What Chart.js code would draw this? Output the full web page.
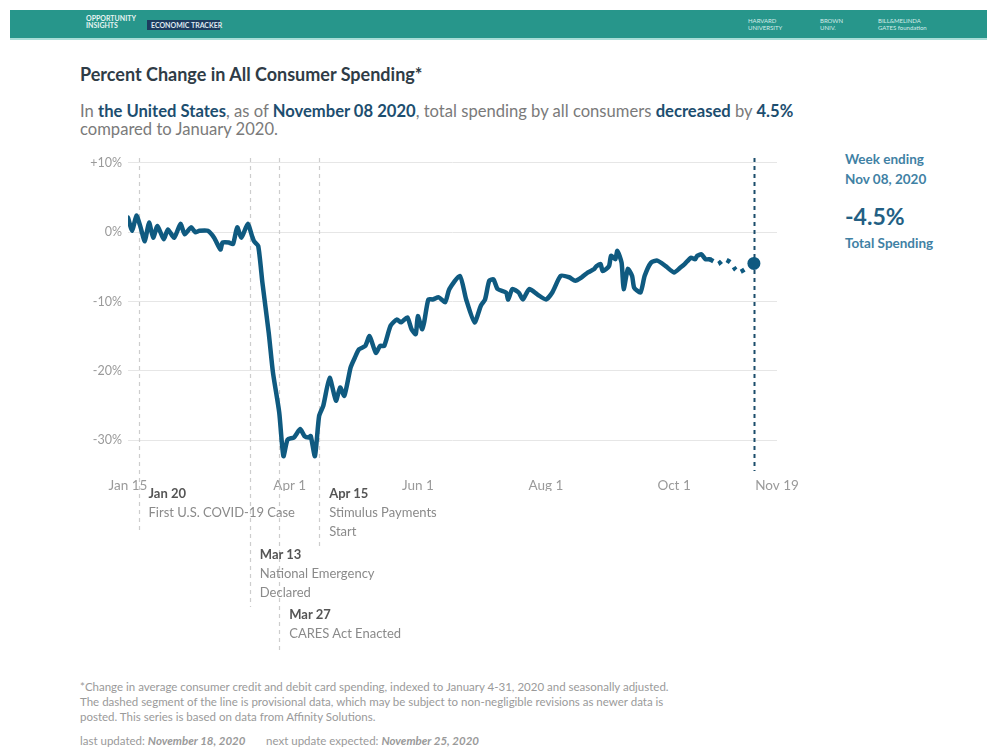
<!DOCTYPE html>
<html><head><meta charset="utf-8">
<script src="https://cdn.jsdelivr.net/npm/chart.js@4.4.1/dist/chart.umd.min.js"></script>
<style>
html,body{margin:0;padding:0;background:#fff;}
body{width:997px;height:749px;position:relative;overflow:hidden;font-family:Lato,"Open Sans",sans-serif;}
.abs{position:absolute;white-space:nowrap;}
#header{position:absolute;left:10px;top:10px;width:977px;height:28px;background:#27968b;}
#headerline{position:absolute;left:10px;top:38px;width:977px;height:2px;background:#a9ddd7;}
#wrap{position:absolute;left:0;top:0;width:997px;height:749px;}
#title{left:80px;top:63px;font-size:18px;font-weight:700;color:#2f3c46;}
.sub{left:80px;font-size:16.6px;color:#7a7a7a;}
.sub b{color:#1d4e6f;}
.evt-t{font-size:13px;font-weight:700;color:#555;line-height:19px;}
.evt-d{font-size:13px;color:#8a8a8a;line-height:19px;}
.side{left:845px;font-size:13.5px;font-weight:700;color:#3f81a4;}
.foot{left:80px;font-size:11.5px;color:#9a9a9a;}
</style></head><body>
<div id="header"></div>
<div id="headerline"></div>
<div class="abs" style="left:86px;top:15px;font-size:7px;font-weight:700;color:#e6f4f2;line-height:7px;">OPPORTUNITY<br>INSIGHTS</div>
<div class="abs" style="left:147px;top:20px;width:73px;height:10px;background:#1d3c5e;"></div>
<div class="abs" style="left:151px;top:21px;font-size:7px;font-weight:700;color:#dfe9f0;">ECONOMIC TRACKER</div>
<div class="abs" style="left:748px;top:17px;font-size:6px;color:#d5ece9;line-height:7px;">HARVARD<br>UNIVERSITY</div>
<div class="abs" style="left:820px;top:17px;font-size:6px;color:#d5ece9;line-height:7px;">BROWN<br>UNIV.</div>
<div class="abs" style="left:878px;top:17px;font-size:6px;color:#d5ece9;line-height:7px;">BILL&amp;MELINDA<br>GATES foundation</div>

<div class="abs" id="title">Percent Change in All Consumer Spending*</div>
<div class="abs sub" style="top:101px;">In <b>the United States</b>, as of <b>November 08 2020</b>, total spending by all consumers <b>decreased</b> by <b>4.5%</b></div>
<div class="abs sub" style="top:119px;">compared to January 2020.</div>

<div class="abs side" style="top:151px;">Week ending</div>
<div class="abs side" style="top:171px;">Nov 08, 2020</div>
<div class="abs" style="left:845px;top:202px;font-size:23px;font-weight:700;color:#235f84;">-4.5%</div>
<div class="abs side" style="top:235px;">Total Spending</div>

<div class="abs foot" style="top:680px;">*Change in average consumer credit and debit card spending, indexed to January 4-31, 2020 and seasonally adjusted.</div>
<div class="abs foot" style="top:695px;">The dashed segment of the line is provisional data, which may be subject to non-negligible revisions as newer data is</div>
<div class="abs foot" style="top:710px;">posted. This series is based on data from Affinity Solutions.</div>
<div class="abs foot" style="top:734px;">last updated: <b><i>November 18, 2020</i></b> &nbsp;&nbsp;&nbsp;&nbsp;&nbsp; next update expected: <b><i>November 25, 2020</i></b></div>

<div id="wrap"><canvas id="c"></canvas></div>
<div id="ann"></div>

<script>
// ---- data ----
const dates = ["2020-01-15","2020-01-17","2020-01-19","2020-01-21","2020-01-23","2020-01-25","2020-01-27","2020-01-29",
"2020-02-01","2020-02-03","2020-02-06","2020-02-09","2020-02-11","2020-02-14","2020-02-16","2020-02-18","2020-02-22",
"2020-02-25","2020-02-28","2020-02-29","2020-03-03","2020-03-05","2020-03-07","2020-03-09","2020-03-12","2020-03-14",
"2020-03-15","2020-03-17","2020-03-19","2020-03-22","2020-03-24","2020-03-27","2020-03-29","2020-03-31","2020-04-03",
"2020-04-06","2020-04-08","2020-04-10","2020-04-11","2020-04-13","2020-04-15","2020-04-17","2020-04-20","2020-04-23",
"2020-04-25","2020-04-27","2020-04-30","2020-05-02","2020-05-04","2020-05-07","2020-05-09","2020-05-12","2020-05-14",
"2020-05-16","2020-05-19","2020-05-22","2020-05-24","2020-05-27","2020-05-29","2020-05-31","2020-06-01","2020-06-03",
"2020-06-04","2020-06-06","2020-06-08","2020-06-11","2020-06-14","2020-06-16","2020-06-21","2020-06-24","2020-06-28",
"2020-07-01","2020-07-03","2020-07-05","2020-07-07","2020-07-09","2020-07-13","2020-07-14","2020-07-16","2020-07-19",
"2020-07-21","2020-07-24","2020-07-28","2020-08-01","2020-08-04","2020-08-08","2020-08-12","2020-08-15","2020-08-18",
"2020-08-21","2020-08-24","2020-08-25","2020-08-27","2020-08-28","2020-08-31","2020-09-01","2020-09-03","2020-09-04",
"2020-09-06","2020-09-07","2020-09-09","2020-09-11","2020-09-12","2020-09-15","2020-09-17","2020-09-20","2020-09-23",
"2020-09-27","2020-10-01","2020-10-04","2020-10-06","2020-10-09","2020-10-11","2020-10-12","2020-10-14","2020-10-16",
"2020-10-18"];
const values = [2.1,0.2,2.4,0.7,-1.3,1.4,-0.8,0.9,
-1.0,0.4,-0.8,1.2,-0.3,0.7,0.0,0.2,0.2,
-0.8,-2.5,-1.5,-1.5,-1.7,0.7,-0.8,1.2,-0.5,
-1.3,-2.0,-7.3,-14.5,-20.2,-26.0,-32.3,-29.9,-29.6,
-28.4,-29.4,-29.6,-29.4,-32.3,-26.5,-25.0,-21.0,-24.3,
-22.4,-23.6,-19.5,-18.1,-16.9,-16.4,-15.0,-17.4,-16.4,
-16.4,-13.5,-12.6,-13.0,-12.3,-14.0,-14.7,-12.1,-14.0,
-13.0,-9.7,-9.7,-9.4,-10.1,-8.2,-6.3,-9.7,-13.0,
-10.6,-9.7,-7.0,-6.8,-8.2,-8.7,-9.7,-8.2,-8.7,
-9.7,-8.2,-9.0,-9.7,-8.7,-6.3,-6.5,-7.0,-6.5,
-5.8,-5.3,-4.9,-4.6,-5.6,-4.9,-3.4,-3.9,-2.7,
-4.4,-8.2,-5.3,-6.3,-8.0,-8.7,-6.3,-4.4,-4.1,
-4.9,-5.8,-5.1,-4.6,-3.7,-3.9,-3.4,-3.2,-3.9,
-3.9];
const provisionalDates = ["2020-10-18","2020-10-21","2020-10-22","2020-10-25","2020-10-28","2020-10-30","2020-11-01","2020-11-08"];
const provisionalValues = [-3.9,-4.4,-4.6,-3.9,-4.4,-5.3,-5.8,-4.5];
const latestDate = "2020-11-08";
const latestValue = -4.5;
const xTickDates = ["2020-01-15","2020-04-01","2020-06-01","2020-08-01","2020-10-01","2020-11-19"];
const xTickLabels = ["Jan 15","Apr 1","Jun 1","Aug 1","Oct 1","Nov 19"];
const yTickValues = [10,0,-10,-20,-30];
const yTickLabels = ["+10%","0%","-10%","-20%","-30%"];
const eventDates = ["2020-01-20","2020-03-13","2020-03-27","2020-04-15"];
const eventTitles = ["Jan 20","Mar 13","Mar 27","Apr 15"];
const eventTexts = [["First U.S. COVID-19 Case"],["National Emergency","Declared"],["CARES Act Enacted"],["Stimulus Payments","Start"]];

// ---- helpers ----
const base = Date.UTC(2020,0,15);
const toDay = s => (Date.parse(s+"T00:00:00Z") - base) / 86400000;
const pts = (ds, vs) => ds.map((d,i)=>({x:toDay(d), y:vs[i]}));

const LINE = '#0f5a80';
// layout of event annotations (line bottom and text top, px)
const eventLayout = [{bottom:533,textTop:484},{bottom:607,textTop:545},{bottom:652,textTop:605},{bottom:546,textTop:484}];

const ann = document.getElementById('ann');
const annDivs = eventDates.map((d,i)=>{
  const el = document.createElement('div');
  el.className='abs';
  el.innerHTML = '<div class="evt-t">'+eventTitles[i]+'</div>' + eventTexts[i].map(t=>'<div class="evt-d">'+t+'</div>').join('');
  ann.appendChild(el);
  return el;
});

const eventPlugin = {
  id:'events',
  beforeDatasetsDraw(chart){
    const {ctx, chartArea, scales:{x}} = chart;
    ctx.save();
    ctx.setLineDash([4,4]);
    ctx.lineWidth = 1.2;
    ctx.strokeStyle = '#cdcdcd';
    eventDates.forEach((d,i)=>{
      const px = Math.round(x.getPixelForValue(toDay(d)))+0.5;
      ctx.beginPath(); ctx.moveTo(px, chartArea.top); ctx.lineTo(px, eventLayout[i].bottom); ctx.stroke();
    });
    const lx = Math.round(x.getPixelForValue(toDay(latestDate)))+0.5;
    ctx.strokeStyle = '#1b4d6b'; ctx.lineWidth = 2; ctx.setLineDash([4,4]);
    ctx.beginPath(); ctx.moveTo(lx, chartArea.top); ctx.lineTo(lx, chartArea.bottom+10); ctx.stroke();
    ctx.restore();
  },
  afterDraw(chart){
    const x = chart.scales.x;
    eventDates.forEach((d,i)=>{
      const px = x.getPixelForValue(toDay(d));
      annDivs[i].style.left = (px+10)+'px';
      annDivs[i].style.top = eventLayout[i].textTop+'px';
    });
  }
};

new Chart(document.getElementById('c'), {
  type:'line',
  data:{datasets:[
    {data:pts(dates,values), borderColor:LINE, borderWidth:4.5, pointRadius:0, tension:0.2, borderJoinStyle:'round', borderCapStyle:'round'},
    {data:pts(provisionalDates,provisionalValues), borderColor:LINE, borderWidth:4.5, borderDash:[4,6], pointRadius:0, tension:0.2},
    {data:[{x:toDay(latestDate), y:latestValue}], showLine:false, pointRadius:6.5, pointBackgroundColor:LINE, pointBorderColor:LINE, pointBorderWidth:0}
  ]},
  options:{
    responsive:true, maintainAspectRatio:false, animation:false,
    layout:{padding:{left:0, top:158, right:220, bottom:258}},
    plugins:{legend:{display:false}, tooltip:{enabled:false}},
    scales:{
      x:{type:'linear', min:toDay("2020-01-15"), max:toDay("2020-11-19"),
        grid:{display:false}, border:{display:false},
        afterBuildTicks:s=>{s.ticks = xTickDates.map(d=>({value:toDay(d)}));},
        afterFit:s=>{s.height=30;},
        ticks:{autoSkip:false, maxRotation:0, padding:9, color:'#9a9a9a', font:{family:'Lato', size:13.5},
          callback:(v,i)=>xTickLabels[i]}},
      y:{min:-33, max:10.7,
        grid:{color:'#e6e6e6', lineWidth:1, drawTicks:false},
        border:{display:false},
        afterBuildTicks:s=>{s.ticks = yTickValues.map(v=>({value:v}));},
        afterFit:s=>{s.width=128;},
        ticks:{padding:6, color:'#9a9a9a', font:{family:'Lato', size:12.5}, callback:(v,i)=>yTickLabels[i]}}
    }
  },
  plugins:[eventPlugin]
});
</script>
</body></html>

------------------------------------------------------------

**WHAT NEEDS TO BE DONE**
Exactly restate the lines from the beginning of the data through the line with "to January 2020.</div>", and no others, keeping pictures out.

**TASK RESULT**
What Chart.js code would draw this? Output the full web page.
<!DOCTYPE html>
<html><head><meta charset="utf-8">
<script src="https://cdn.jsdelivr.net/npm/chart.js@4.4.1/dist/chart.umd.min.js"></script>
<style>
html,body{margin:0;padding:0;background:#fff;}
body{width:997px;height:749px;position:relative;overflow:hidden;font-family:Lato,"Open Sans",sans-serif;}
.abs{position:absolute;white-space:nowrap;}
#header{position:absolute;left:10px;top:10px;width:977px;height:28px;background:#27968b;}
#headerline{position:absolute;left:10px;top:38px;width:977px;height:2px;background:#a9ddd7;}
#wrap{position:absolute;left:0;top:0;width:997px;height:749px;}
#title{left:80px;top:63px;font-size:18px;font-weight:700;color:#2f3c46;}
.sub{left:80px;font-size:16.6px;color:#7a7a7a;}
.sub b{color:#1d4e6f;}
.evt-t{font-size:13px;font-weight:700;color:#555;line-height:19px;}
.evt-d{font-size:13px;color:#8a8a8a;line-height:19px;}
.side{left:845px;font-size:13.5px;font-weight:700;color:#3f81a4;}
.foot{left:80px;font-size:11.5px;color:#9a9a9a;}
</style></head><body>
<div id="header"></div>
<div id="headerline"></div>
<div class="abs" style="left:86px;top:15px;font-size:7px;font-weight:700;color:#e6f4f2;line-height:7px;">OPPORTUNITY<br>INSIGHTS</div>
<div class="abs" style="left:147px;top:20px;width:73px;height:10px;background:#1d3c5e;"></div>
<div class="abs" style="left:151px;top:21px;font-size:7px;font-weight:700;color:#dfe9f0;">ECONOMIC TRACKER</div>
<div class="abs" style="left:748px;top:17px;font-size:6px;color:#d5ece9;line-height:7px;">HARVARD<br>UNIVERSITY</div>
<div class="abs" style="left:820px;top:17px;font-size:6px;color:#d5ece9;line-height:7px;">BROWN<br>UNIV.</div>
<div class="abs" style="left:878px;top:17px;font-size:6px;color:#d5ece9;line-height:7px;">BILL&amp;MELINDA<br>GATES foundation</div>

<div class="abs" id="title">Percent Change in All Consumer Spending*</div>
<div class="abs sub" style="top:101px;">In <b>the United States</b>, as of <b>November 08 2020</b>, total spending by all consumers <b>decreased</b> by <b>4.5%</b></div>
<div class="abs sub" style="top:119px;">compared to January 2020.</div>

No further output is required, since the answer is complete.